Lambrix was the second inmate put to death by the state since it restarted executions in August.
Before then, the state had stopped all executions for months after a Supreme Court ruling that found Florida's method of sentencing people to death was unconstitutional. In response, the state Legislature passed a new law requiring death sentences to have a unanimous jury vote.
Lambrix's attorney, William Hennis, argued in an appeal to the nation's high court that because his client's jury recommendations for death were not unanimous - the juries in his two trials voted 8-4 and 10-2 for death - they should be thrown out.
The Florida Supreme Court has ruled that Lambrix's case is too old to qualify for relief from the new sentencing system.
The US Supreme Court on Thursday night denied Lambrix's last-ditch appeal.
Lambrix was convicted of killing Clarence Moore and Aleisha Bryant in 1983 after a long night of partying in a small central Florida town, Labelle, about 50km northeast of Fort Meyers. Lambrix said he was innocent.
He and his roommate, Frances Smith, had met the victims at a bar, and returned to their trailer to eat spaghetti and continue the party, prosecutors said.
At some point after returning to the trailer, Lambrix asked Moore to go outside. He returned about 20 minutes later and asked Bryant to come out as well, according to Smith's testimony.
Smith testified at trial that Lambrix returned to the trailer alone after the killings, his clothes covered in blood. The two finished the spaghetti, buried the two bodies and then washed up, according to Smith's testimony cited in court documents.
Prosecutors said Lambrix choked Bryant, and used a tire iron to kill Moore. Investigators found the bodies, the tire iron and the bloody shirt.
Lambrix has claimed in previous appeals that it was Moore who killed Bryant, and that he killed Moore only in self-defense.
"It won't be an execution," he told reporters in an interview at the prison Tuesday, according to the Tampa Bay Times. "It's going to be an act of cold-blooded murder."

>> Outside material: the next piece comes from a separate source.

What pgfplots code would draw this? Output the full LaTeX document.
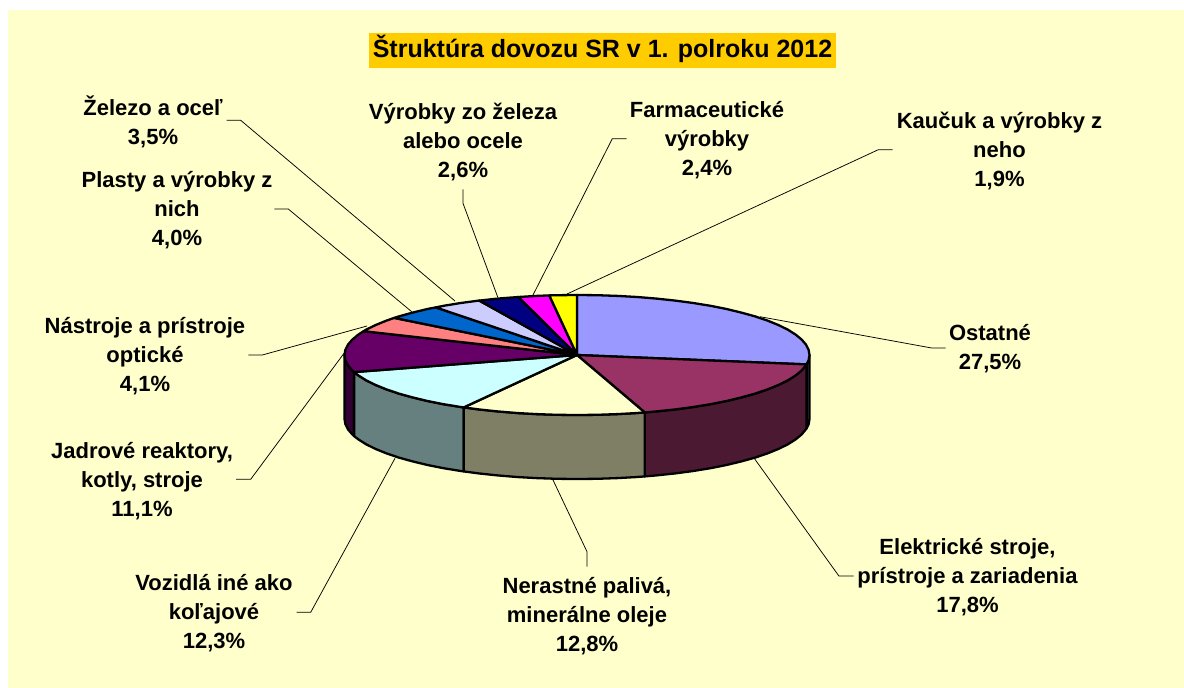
\documentclass[border=0pt]{standalone}
\usepackage{fontspec}
\setmainfont{Liberation Sans}
\usepackage{pgfplots}
\pgfplotsset{compat=1.18}
\definecolor{bg}{HTML}{FFFFCC}
\definecolor{titlebg}{HTML}{FFCC00}
\definecolor{sOst}{HTML}{4C4C7F}
\definecolor{sJad}{HTML}{330033}
\definecolor{sEle}{HTML}{4C1933}
\definecolor{sVoz}{HTML}{667F7F}
\definecolor{sNer}{HTML}{7F7F66}
\definecolor{tOst}{HTML}{9999FF}
\definecolor{tEle}{HTML}{993366}
\definecolor{tNer}{HTML}{FFFFCC}
\definecolor{tVoz}{HTML}{CCFFFF}
\definecolor{tJad}{HTML}{660066}
\definecolor{tNas}{HTML}{FF8080}
\definecolor{tPla}{HTML}{0066CC}
\definecolor{tZel}{HTML}{CCCCFF}
\definecolor{tVyr}{HTML}{000080}
\definecolor{tFar}{HTML}{FF00FF}
\definecolor{tKau}{HTML}{FFFF00}
\tikzset{lab/.style={font=\fontsize{22}{29}\selectfont\bfseries,align=center,anchor=center,inner sep=0pt,text=black}}
\pgfplotsset{
 slice/.style={draw=black,line width=2.3pt,line join=round,fill=#1,mark=none},
 leader/.style={draw=black,line width=0.75pt,mark=none}}
\begin{document}
\begin{tikzpicture}
\begin{axis}[scale only axis,width=1184pt,height=688pt,xmin=0,xmax=1184,ymin=0,ymax=688,y dir=reverse,axis lines=none,clip=false]
% backgrounds
\addplot[fill=white,draw=none,mark=none] coordinates {(0,0)(1184,0)(1184,688)(0,688)} -- cycle;
\addplot[fill=bg,draw=none,mark=none] coordinates {(8,10)(1184,10)(1184,688)(8,688)} -- cycle;
\addplot[fill=titlebg,draw=none,mark=none] coordinates {(369,33)(836,33)(836,68)(369,68)} -- cycle;
% leader lines
\addplot[leader] coordinates {(945.7,348)(931.7,348)(760,316.7)};
\addplot[leader] coordinates {(853.5,576)(838.9,576)(754,458)};
\addplot[leader] coordinates {(587,566.7)(587,551.7)(553,480)};
\addplot[leader] coordinates {(296.7,612.3)(310.7,612.3)(395,458.3)};
\addplot[leader] coordinates {(236,479.3)(250.7,479.3)(344,353.3)};
\addplot[leader] coordinates {(248.3,355)(262.3,355)(367,326)};
\addplot[leader] coordinates {(274.3,209)(288.3,209)(411.7,311.7)};
\addplot[leader] coordinates {(226.7,120.3)(240.7,120.3)(455,301)};
\addplot[leader] coordinates {(463,189.3)(463,203.3)(497.7,297)};
\addplot[leader] coordinates {(626.7,138.7)(612.3,138.7)(532.5,296)};
\addplot[leader] coordinates {(892.7,149.7)(878.3,149.7)(567,294)};
% sides of the pie
\addplot[slice=sOst] coordinates {(809.5,355)(808.6,360.2)(806.6,364.4)(806.6,428.4)(808.6,424.2)(809.5,419)} -- cycle;
\addplot[slice=sJad] coordinates {(354.1,372.1)(352.4,370.5)(348.0,365.4)(345.4,360.2)(344.5,355)(344.5,419)(345.4,424.2)(348.0,429.4)(352.4,434.5)(354.1,436.1)} -- cycle;
\addplot[slice=sEle] coordinates {(806.6,364.4)(801.6,370.5)(795.5,375.5)(787.7,380.4)(778.3,385.0)(767.5,389.4)(755.1,393.6)(741.4,397.4)(726.5,401.0)(710.4,404.2)(693.3,407.0)(675.3,409.4)(656.5,411.4)(644.7,412.4)(644.7,476.4)(656.5,475.4)(675.3,473.4)(693.3,471.0)(710.4,468.2)(726.5,465.0)(741.4,461.4)(755.1,457.6)(767.5,453.4)(778.3,449.0)(787.7,444.4)(795.5,439.5)(801.6,434.5)(806.6,428.4)} -- cycle;
\addplot[slice=sVoz] coordinates {(463.7,407.4)(460.7,407.0)(443.6,404.2)(427.5,401.0)(412.6,397.4)(398.9,393.6)(386.5,389.4)(375.7,385.0)(366.3,380.4)(358.5,375.5)(354.1,372.1)(354.1,436.1)(358.5,439.5)(366.3,444.4)(375.7,449.0)(386.5,453.4)(398.9,457.6)(412.6,461.4)(427.5,465.0)(443.6,468.2)(460.7,471.0)(463.7,471.4)} -- cycle;
\addplot[slice=sNer] coordinates {(644.7,412.4)(637.2,413.0)(617.4,414.1)(597.3,414.8)(577,415)(556.7,414.8)(536.6,414.1)(516.8,413.0)(497.5,411.4)(478.7,409.4)(463.7,407.4)(463.7,471.4)(478.7,473.4)(497.5,475.4)(516.8,477.0)(536.6,478.1)(556.7,478.8)(577,479)(597.3,478.8)(617.4,478.1)(637.2,477.0)(644.7,476.4)} -- cycle;
% top surfaces: Ostatne 27.5
\addplot[slice=tOst] coordinates {(577,355)(577,295)(597.3,295.2)(617.4,295.9)(637.2,297.0)(656.5,298.6)(675.3,300.6)(693.3,303.0)(710.4,305.8)(726.5,309.0)(741.4,312.6)(755.1,316.4)(767.5,320.6)(778.3,325.0)(787.7,329.6)(795.5,334.5)(801.6,339.5)(806.0,344.6)(808.6,349.8)(809.5,355.0)(808.6,360.2)(806.6,364.4)} -- cycle;
% Elektricke 17.8
\addplot[slice=tEle] coordinates {(577,355)(806.6,364.4)(801.6,370.5)(795.5,375.5)(787.7,380.4)(778.3,385.0)(767.5,389.4)(755.1,393.6)(741.4,397.4)(726.5,401.0)(710.4,404.2)(693.3,407.0)(675.3,409.4)(656.5,411.4)(644.7,412.4)} -- cycle;
% Nerastne 12.8
\addplot[slice=tNer] coordinates {(577,355)(644.7,412.4)(637.2,413.0)(617.4,414.1)(597.3,414.8)(577,415)(556.7,414.8)(536.6,414.1)(516.8,413.0)(497.5,411.4)(478.7,409.4)(463.7,407.4)} -- cycle;
% Vozidla 12.3
\addplot[slice=tVoz] coordinates {(577,355)(463.7,407.4)(460.7,407.0)(443.6,404.2)(427.5,401.0)(412.6,397.4)(398.9,393.6)(386.5,389.4)(375.7,385.0)(366.3,380.4)(358.5,375.5)(354.1,372.1)} -- cycle;
% Jadrove 11.1
\addplot[slice=tJad] coordinates {(577,355)(354.1,372.1)(352.4,370.5)(348.0,365.4)(345.4,360.2)(344.5,355)(345.4,349.8)(348.0,344.6)(352.4,339.5)(358.5,334.5)(363.6,331.2)} -- cycle;
% Nastroje 4.1
\addplot[slice=tNas] coordinates {(577,355)(363.6,331.2)(366.3,329.6)(375.7,325.0)(386.5,320.6)(394.2,317.9)} -- cycle;
% Plasty 4.0
\addplot[slice=tPla] coordinates {(577,355)(394.2,317.9)(398.9,316.4)(412.6,312.6)(427.5,309.0)(435.7,307.4)} -- cycle;
% Zelezo 3.5
\addplot[slice=tZel] coordinates {(577,355)(435.7,307.4)(443.6,305.8)(460.7,303.0)(478.7,300.6)(479.3,300.6)} -- cycle;
% Vyrobky 2.6
\addplot[slice=tVyr] coordinates {(577,355)(479.3,300.6)(497.5,298.6)(518.5,297.0)} -- cycle;
% Farmaceuticke 2.4
\addplot[slice=tFar] coordinates {(577,355)(518.5,297.0)(536.6,295.9)(549.3,295.4)} -- cycle;
% Kaucuk 1.9
\addplot[slice=tKau] coordinates {(577,355)(549.3,295.4)(556.7,295.2)(577,295)} -- cycle;
% labels
\node[lab,font=\fontsize{25}{28}\selectfont\bfseries] at (axis cs:602.5,49) {Štruktúra dovozu SR v 1. polroku 2012};
\node[lab] at (axis cs:990,349) {Ostatné\\27,5\%};
\node[lab] at (axis cs:999.5,151) {Kaučuk a výrobky z\\neho\\1,9\%};
\node[lab] at (axis cs:707,140) {Farmaceutické\\výrobky\\2,4\%};
\node[lab] at (axis cs:463,142) {Výrobky zo železa\\alebo ocele\\2,6\%};
\node[lab] at (axis cs:153,121.5) {Železo a oceľ\\3,5\%};
\node[lab] at (axis cs:177,210) {Plasty a výrobky z\\nich\\4,0\%};
\node[lab] at (axis cs:145,356) {Nástroje a prístroje\\optické\\4,1\%};
\node[lab] at (axis cs:142,481) {Jadrové reaktory,\\kotly, stroje\\11,1\%};
\node[lab] at (axis cs:214,613) {Vozidlá iné ako\\koľajové\\12,3\%};
\node[lab] at (axis cs:587,616) {Nerastné palivá,\\minerálne oleje\\12,8\%};
\node[lab] at (axis cs:967.5,577) {Elektrické stroje,\\prístroje a zariadenia\\17,8\%};
\end{axis}
\end{tikzpicture}
\end{document}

Lambrix's first trial ended in a hung jury. The jury in the second trial found him guilty of both murders, and a majority of jurors recommended death.
He was originally scheduled to be executed in 2016, but that was postponed after the US Supreme Court's ruling in a case called Hurst v Florida, which found Florida's system for sentencing people to death was unconstitutional because it gave too much power to judges, instead of juries.
Florida's Supreme Court has ruled that the new death sentencing system only applies to cases back to 2002.